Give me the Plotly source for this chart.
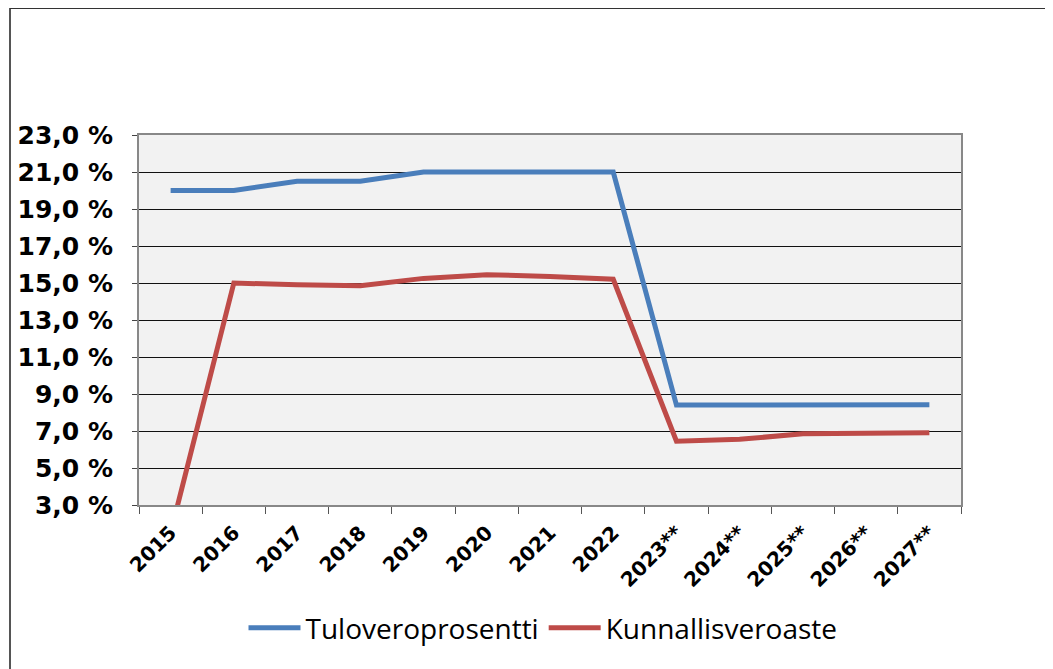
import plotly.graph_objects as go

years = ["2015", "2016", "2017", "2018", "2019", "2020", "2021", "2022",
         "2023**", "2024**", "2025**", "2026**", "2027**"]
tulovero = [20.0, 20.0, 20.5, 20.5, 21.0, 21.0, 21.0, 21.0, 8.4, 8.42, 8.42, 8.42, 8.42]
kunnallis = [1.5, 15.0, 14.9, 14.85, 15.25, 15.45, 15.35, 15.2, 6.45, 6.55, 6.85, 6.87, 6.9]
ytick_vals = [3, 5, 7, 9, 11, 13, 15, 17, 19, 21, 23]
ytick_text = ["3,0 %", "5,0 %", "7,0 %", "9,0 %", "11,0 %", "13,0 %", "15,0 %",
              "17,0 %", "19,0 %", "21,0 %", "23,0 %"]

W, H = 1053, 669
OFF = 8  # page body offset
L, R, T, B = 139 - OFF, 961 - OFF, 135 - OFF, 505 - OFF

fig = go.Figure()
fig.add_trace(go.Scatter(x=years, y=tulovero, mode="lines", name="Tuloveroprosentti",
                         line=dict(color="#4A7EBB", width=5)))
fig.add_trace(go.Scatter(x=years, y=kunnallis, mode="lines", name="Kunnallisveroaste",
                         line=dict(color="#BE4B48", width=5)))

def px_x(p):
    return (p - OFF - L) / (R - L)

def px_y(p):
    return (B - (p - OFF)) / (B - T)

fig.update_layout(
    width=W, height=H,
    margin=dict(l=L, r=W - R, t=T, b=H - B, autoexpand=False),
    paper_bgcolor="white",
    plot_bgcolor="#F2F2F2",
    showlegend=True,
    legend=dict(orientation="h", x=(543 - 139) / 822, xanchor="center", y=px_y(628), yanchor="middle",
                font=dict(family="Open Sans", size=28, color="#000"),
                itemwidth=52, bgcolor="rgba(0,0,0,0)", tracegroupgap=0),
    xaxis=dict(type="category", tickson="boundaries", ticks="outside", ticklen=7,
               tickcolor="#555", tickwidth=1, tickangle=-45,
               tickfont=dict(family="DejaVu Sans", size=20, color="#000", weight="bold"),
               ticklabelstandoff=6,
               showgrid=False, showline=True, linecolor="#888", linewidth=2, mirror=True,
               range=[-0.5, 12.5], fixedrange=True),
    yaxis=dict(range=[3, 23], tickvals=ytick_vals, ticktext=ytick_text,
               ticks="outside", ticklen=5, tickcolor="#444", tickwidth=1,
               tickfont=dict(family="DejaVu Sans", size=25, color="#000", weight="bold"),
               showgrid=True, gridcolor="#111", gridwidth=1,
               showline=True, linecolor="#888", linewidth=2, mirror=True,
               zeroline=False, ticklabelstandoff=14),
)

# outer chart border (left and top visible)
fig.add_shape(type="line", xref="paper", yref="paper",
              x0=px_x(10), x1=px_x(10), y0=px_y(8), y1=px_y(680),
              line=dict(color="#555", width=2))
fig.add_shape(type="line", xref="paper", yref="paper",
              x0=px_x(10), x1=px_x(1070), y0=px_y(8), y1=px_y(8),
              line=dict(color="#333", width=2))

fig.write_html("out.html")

### Goal of the exercise
Return all the lines that contain the string "chart".

### Correct output
Give me the Plotly source for this chart.
# outer chart border (left and top visible)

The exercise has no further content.